4.      Ter zake van beperkende maatregelen ten aanzien van Iran, zoals de bevriezing van de tegoeden van entiteiten die steun verlenen aan de Iraanse regering, geldt dat, wanneer voldoende nauwkeurige inlichtingen zijn meegedeeld die de betrokken entiteit in staat stellen om haar standpunt over de door de Raad tegen haar aangevoerde elementen naar behoren kenbaar te maken, het beginsel van de eerbiediging van de rechten van verdediging niet verlangt dat deze instelling uit eigen beweging toegang verleent tot de stukken in het dossier. De Raad moet enkel op verzoek van de belanghebbende toegang verlenen tot alle niet-vertrouwelijke administratieve stukken betreffende de betrokken maatregel.
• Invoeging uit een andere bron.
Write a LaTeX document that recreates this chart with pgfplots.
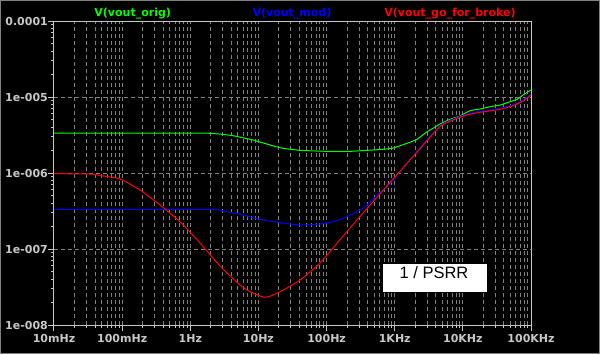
\documentclass[border=0pt]{standalone}
\usepackage{fontspec}
\setmainfont{DejaVu Sans}
\newfontfamily\arialfont{Liberation Sans}
\usepackage{pgfplots}
\pgfplotsset{compat=1.18}
\definecolor{ltgrid}{RGB}{128,128,128}
\definecolor{ltlabel}{RGB}{200,200,200}
\definecolor{ltgreen}{RGB}{0,255,0}
\definecolor{ltblue}{RGB}{0,0,255}
\definecolor{ltred}{RGB}{255,0,0}
\begin{document}
\begin{tikzpicture}
\fill[black] (-54pt,-29pt) rectangle (546pt,325pt);
\draw[ltgrid, line width=1.5pt] (-53.25pt,-28.25pt) rectangle (545.25pt,324.25pt);
\begin{axis}[
  at={(0pt,0pt)}, anchor=south west,
  scale only axis, width=477pt, height=304pt,
  xmode=log, ymode=log,
  xmin=0.01, xmax=1e5, ymin=1e-8, ymax=1e-4,
  axis line style={ltlabel, line width=1pt},
  tick style={ltlabel, line width=1pt},
  major tick length=6pt, minor tick length=3pt,
  tick align=outside, tick pos=left,
  xtick={0.01,0.1,1,10,100,1000,10000,100000},
  xticklabels={10mHz,100mHz,1Hz,10Hz,100Hz,1KHz,10KHz,100KHz},
  ytick={1e-8,1e-7,1e-6,1e-5,1e-4},
  yticklabels={1e-008,1e-007,1e-006,1e-005,0.0001},
  ticklabel style={font=\bfseries\fontsize{11}{13}\selectfont, text=ltlabel},
  yticklabel style={inner xsep=0pt},
  xmajorgrids, xminorgrids, ymajorgrids,
  major grid style={ltgrid, dash pattern=on 4pt off 3pt, line width=1pt},
  minor grid style={ltgrid, dash pattern=on 4pt off 3pt, line width=1pt},
]
% V(vout_orig)
\addplot[ltgreen, line width=1pt, smooth, tension=0.3] coordinates {
(0.01,3.36e-6)(0.05,3.36e-6)(0.2,3.36e-6)(0.7,3.36e-6)(1.701,3.35e-6)(2.731,3.25e-6)(4.236,3.095e-6)(8.33,2.717e-6)
(20.73,2.152e-6)(40.76,1.989e-6)(101.5,1.929e-6)(220.8,1.929e-6)(608.4,2.038e-6)
(912.6,2.113e-6)(1080.7,2.219e-6)(1515,2.459e-6)(2125,2.775e-6)(2979,3.494e-6)
(3648,3.875e-6)(4622,4.413e-6)(6479,5.088e-6)(9085,5.623e-6)(12735,6.603e-6)
(17856,6.952e-6)(25030,7.455e-6)(35100,7.846e-6)(49200,8.673e-6)(62350,9.326e-6)
(76370,1.062e-5)(100000,1.24e-5)
};
% V(vout_mod)
\addplot[ltblue, line width=1pt, smooth, tension=0.3] coordinates {
(0.01,3.33e-7)(0.05,3.33e-7)(0.2,3.33e-7)(0.7,3.33e-7)(1.5,3.33e-7)(2.306,3.32e-7)(3.42,3.1e-7)(5.366,2.861e-7)
(10.55,2.459e-7)(20.73,2.219e-7)(40.76,2.069e-7)(80.1,2.133e-7)(124.3,2.287e-7)
(174.3,2.534e-7)(279.8,3.096e-7)(392.3,3.792e-7)(549.8,5.134e-7)(770.9,6.603e-7)
(1196,1.04e-6)(2351,2.16e-6)(4622,4.2e-6)(7171,5.13e-6)(11510,5.97e-6)
(17856,6.48e-6)(35100,7.1e-6)(54460,7.9e-6)(76370,9.1e-6)(100000,1.09e-5)
};
% V(vout_go_for_broke)
\addplot[ltred, line width=1pt, smooth, tension=0.4] coordinates {
(0.01,9.8e-7)(0.03375,9.7e-7)(0.0473,9.27e-7)(0.0930,8.34e-7)(0.1828,5.975e-7)
(0.3594,3.792e-7)(0.7063,2.287e-7)(1.389,1.199e-7)(2.731,5.975e-8)(5.366,3.36e-8)
(7.52,2.743e-8)(12.49,2.314e-8)(20.73,2.743e-8)(40.76,3.908e-8)(80.1,6.543e-8)
(157.5,1.33e-7)(309.6,2.685e-7)(608.4,5.325e-7)(1196,1.056e-6)(2351,2.095e-6)
(4622,4.09e-6)(7171,4.98e-6)(11510,5.797e-6)(17856,6.29e-6)(35100,6.89e-6)
(54460,7.685e-6)(76370,8.859e-6)(100000,1.062e-5)
};
\end{axis}
\begin{scope}[every node/.style={font=\bfseries\fontsize{11}{13}\selectfont, inner sep=0pt}]
\node[text=ltgreen] at (78.7pt,311.5pt) {V(vout\_orig)};
\node[text=ltblue] at (238pt,311.5pt) {V(vout\_mod)};
\node[text=ltred] at (396pt,311.5pt) {V(vout\_go\_for\_broke)};
\end{scope}
\fill[white] (329pt,33.3pt) rectangle (433pt,61pt);
\node[font=\arialfont\fontsize{16.5}{18}\selectfont, text=black, inner sep=0pt] at (380pt,52.8pt) {1 / PSRR};
\pgfresetboundingbox
\useasboundingbox (-54pt,-29pt) rectangle (546pt,325pt);
\end{tikzpicture}
\end{document}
Aangezien in de toepasselijke regeling geen precieze termijn is bepaald, is de Raad in dat verband verplicht om toegang tot de betrokken documenten te verlenen binnen een redelijke termijn. Wanneer wordt nagegaan of de verstreken termijn redelijk is, moet echter in aanmerking worden genomen dat, aangezien de betrokken persoon of entiteit niet het recht heeft om te worden gehoord vóór de aanvankelijke plaatsing van zijn of haar naam op de lijsten van personen en entiteiten waarop beperkende maatregelen van toepassing zijn, de toegang tot het dossier voor deze persoon of entiteit de eerste gelegenheid vormt om kennis te nemen van de documenten die de Raad in aanmerking heeft genomen om genoemde plaatsing op een lijst te staven. Die toegang is dus van bijzonder belang voor zijn of haar verweer.
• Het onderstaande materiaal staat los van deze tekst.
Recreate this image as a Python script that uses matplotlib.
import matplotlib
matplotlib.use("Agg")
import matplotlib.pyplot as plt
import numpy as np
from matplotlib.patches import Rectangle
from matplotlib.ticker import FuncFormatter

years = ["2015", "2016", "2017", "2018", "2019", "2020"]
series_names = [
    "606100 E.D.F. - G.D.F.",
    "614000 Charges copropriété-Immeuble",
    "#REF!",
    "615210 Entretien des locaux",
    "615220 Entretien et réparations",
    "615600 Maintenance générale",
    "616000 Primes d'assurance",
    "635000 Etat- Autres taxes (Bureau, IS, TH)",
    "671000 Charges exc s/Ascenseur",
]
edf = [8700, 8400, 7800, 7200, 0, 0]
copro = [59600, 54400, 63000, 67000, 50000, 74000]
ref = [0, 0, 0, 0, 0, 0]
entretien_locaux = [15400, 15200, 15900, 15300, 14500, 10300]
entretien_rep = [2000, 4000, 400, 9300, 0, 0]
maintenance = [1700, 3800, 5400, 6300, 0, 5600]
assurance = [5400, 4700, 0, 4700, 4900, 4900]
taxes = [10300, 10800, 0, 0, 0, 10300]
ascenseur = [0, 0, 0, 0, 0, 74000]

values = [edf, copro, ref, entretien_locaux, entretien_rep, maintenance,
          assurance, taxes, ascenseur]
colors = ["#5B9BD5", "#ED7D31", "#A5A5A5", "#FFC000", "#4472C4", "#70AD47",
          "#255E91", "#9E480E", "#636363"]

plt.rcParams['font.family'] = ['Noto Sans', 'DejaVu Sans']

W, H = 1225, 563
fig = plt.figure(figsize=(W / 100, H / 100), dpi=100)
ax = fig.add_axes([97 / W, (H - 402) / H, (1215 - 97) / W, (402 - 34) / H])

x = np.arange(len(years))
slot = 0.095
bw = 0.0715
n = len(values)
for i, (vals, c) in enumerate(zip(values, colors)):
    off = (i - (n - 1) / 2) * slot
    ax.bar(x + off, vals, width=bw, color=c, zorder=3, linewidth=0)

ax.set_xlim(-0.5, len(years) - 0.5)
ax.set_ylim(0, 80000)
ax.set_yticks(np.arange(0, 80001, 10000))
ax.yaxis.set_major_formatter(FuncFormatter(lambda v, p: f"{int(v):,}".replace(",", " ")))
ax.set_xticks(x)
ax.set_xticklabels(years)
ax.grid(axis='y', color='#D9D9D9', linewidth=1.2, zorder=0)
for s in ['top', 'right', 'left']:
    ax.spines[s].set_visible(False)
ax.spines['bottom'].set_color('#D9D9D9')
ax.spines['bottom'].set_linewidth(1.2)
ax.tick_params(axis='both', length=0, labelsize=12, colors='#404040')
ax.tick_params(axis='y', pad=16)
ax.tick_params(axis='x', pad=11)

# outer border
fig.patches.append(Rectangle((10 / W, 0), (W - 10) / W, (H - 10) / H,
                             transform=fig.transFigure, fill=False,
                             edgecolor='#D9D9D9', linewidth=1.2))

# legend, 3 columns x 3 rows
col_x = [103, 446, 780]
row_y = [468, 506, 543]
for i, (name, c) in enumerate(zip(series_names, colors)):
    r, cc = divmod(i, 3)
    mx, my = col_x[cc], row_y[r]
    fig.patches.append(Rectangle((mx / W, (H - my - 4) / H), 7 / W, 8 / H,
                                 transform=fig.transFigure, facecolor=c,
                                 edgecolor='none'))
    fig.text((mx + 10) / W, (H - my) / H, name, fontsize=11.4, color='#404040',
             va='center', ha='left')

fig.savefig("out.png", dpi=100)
De niet-mededeling of de tardieve mededeling van een document waarop de Raad zich heeft gebaseerd voor het vaststellen of het handhaven van beperkende maatregelen jegens een entiteit, houdt evenwel slechts dan een schending van de rechten van verdediging in die een grond oplevert voor de nietigverklaring van de betrokken handelingen, wanneer is aangetoond dat de betrokken beperkende maatregelen niet op goede gronden hadden kunnen worden vastgesteld of gehandhaafd indien het niet-meegedeelde document als belastend element buiten beschouwing moest worden gelaten.

(cf. punten 79, 80, 84)

5.      Zie de tekst van de beslissing.